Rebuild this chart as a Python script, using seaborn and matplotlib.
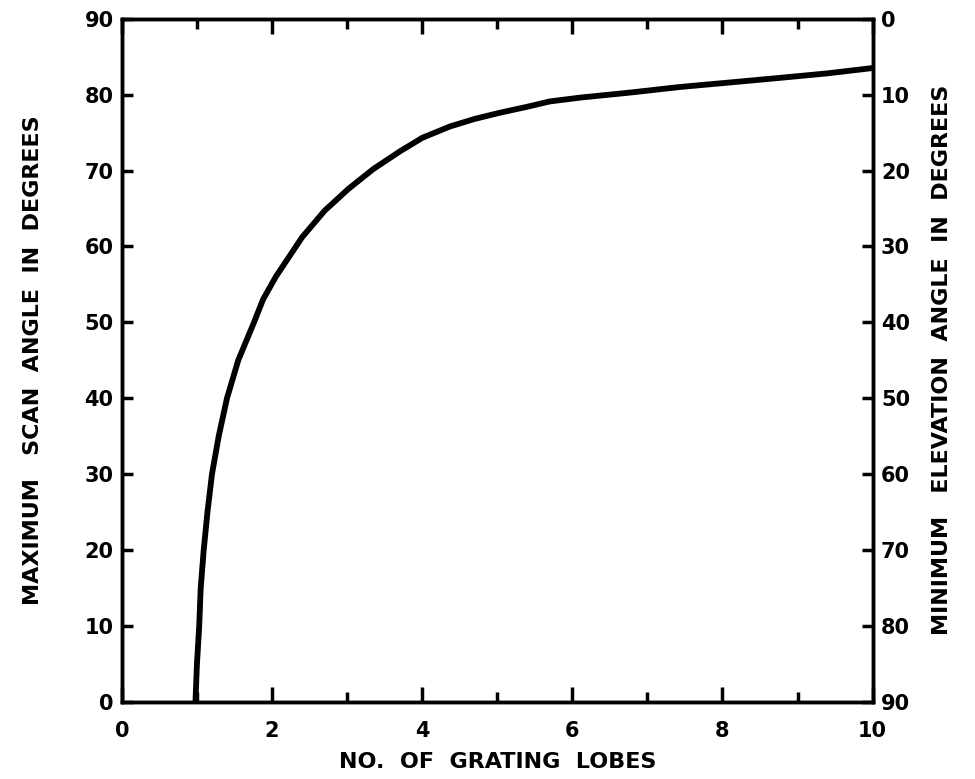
import matplotlib
matplotlib.use("Agg")
import matplotlib.pyplot as plt
import seaborn as sb
import pandas as pd

# values
lobes = [0.98, 1.00, 1.03, 1.05, 1.09, 1.14, 1.20, 1.29, 1.40, 1.55, 1.76, 1.88, 2.05,
         2.40, 2.70, 3.02, 3.35, 3.70, 4.00, 4.37, 4.70, 5.03, 5.40, 5.70, 6.10, 6.80,
         7.43, 8.10, 8.76, 9.40, 10.0]
scan_angle = [0, 5, 10, 15, 20, 25, 30, 35, 40, 45, 50, 53, 56,
              61.2, 64.7, 67.6, 70.2, 72.5, 74.3, 75.8, 76.8, 77.6, 78.4, 79.1, 79.6, 80.3,
              81.0, 81.6, 82.2, 82.8, 83.5]

x_major = [0, 2, 4, 6, 8, 10]
x_minor = [1, 3, 5, 7, 9]
y_ticks = [0, 10, 20, 30, 40, 50, 60, 70, 80, 90]

sb.set_style("ticks")
plt.rcParams['font.family'] = ['DejaVu Sans']
plt.rcParams['text.color'] = 'black'
plt.rcParams['axes.labelcolor'] = 'black'
plt.rcParams['axes.edgecolor'] = 'black'
plt.rcParams['xtick.color'] = 'black'
plt.rcParams['ytick.color'] = 'black'

df = pd.DataFrame({"lobes": lobes, "scan": scan_angle})

fig = plt.figure(figsize=(9.75, 7.79), dpi=100)
ax = fig.add_axes([0.125, 0.099, 0.77, 0.877])
sb.lineplot(data=df, x="lobes", y="scan", ax=ax, color="black", linewidth=4.2, sort=False,
            solid_joinstyle="round", solid_capstyle="butt")

ax.set_xlim(0, 10)
ax.set_ylim(0, 90)
ax.set_xticks(x_major)
ax.set_xticks(x_minor, minor=True)
ax.set_yticks(y_ticks)
ax.set_xticklabels([str(v) for v in x_major], fontsize=15, fontweight="bold")
ax.set_yticklabels([str(v) for v in y_ticks], fontsize=15, fontweight="bold")
ax.tick_params(axis="x", which="major", direction="in", length=11, width=2.5, top=True, pad=14)
ax.tick_params(axis="x", which="minor", direction="in", length=7, width=2.5, top=True)
ax.tick_params(axis="y", which="major", direction="in", length=8, width=2.5, pad=6)
for s in ax.spines.values():
    s.set_linewidth(2.5)
    s.set_color("black")

ax.set_xlabel("NO.  OF  GRATING  LOBES", fontsize=16, fontweight="bold", labelpad=8)
ax.set_ylabel("MAXIMUM   SCAN  ANGLE  IN  DEGREES", fontsize=16, fontweight="bold",
              labelpad=30)

ax2 = ax.twinx()
ax2.set_ylim(90, 0)
ax2.set_yticks(y_ticks)
ax2.set_yticklabels([str(v) for v in y_ticks], fontsize=15, fontweight="bold")
ax2.tick_params(axis="y", direction="in", length=8, width=2.5, pad=6)
ax2.set_ylabel("MINIMUM   ELEVATION  ANGLE  IN  DEGREES", fontsize=16, fontweight="bold",
               rotation=90, labelpad=16)
for s in ax2.spines.values():
    s.set_linewidth(2.5)
    s.set_color("black")

plt.savefig("out.png", dpi=100)
plt.close()
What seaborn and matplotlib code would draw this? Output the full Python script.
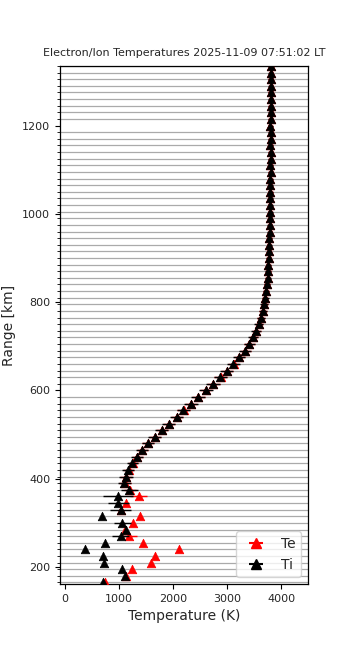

+ + +

Exercise details:
Your copy should match the entries exactly, minus the pictures.

Output of the task:
Rebuild this chart as a Python script, using seaborn and matplotlib.
import matplotlib
matplotlib.use("Agg")
import matplotlib.pyplot as plt
import seaborn as sb
import pandas as pd

# values
lobes = [0.98, 1.00, 1.03, 1.05, 1.09, 1.14, 1.20, 1.29, 1.40, 1.55, 1.76, 1.88, 2.05,
         2.40, 2.70, 3.02, 3.35, 3.70, 4.00, 4.37, 4.70, 5.03, 5.40, 5.70, 6.10, 6.80,
         7.43, 8.10, 8.76, 9.40, 10.0]
scan_angle = [0, 5, 10, 15, 20, 25, 30, 35, 40, 45, 50, 53, 56,
              61.2, 64.7, 67.6, 70.2, 72.5, 74.3, 75.8, 76.8, 77.6, 78.4, 79.1, 79.6, 80.3,
              81.0, 81.6, 82.2, 82.8, 83.5]

x_major = [0, 2, 4, 6, 8, 10]
x_minor = [1, 3, 5, 7, 9]
y_ticks = [0, 10, 20, 30, 40, 50, 60, 70, 80, 90]

sb.set_style("ticks")
plt.rcParams['font.family'] = ['DejaVu Sans']
plt.rcParams['text.color'] = 'black'
plt.rcParams['axes.labelcolor'] = 'black'
plt.rcParams['axes.edgecolor'] = 'black'
plt.rcParams['xtick.color'] = 'black'
plt.rcParams['ytick.color'] = 'black'

df = pd.DataFrame({"lobes": lobes, "scan": scan_angle})

fig = plt.figure(figsize=(9.75, 7.79), dpi=100)
ax = fig.add_axes([0.125, 0.099, 0.77, 0.877])
sb.lineplot(data=df, x="lobes", y="scan", ax=ax, color="black", linewidth=4.2, sort=False,
            solid_joinstyle="round", solid_capstyle="butt")

ax.set_xlim(0, 10)
ax.set_ylim(0, 90)
ax.set_xticks(x_major)
ax.set_xticks(x_minor, minor=True)
ax.set_yticks(y_ticks)
ax.set_xticklabels([str(v) for v in x_major], fontsize=15, fontweight="bold")
ax.set_yticklabels([str(v) for v in y_ticks], fontsize=15, fontweight="bold")
ax.tick_params(axis="x", which="major", direction="in", length=11, width=2.5, top=True, pad=14)
ax.tick_params(axis="x", which="minor", direction="in", length=7, width=2.5, top=True)
ax.tick_params(axis="y", which="major", direction="in", length=8, width=2.5, pad=6)
for s in ax.spines.values():
    s.set_linewidth(2.5)
    s.set_color("black")

ax.set_xlabel("NO.  OF  GRATING  LOBES", fontsize=16, fontweight="bold", labelpad=8)
ax.set_ylabel("MAXIMUM   SCAN  ANGLE  IN  DEGREES", fontsize=16, fontweight="bold",
              labelpad=30)

ax2 = ax.twinx()
ax2.set_ylim(90, 0)
ax2.set_yticks(y_ticks)
ax2.set_yticklabels([str(v) for v in y_ticks], fontsize=15, fontweight="bold")
ax2.tick_params(axis="y", direction="in", length=8, width=2.5, pad=6)
ax2.set_ylabel("MINIMUM   ELEVATION  ANGLE  IN  DEGREES", fontsize=16, fontweight="bold",
               rotation=90, labelpad=16)
for s in ax2.spines.values():
    s.set_linewidth(2.5)
    s.set_color("black")

plt.savefig("out.png", dpi=100)
plt.close()
What seaborn and matplotlib code would draw this? Output the full Python script.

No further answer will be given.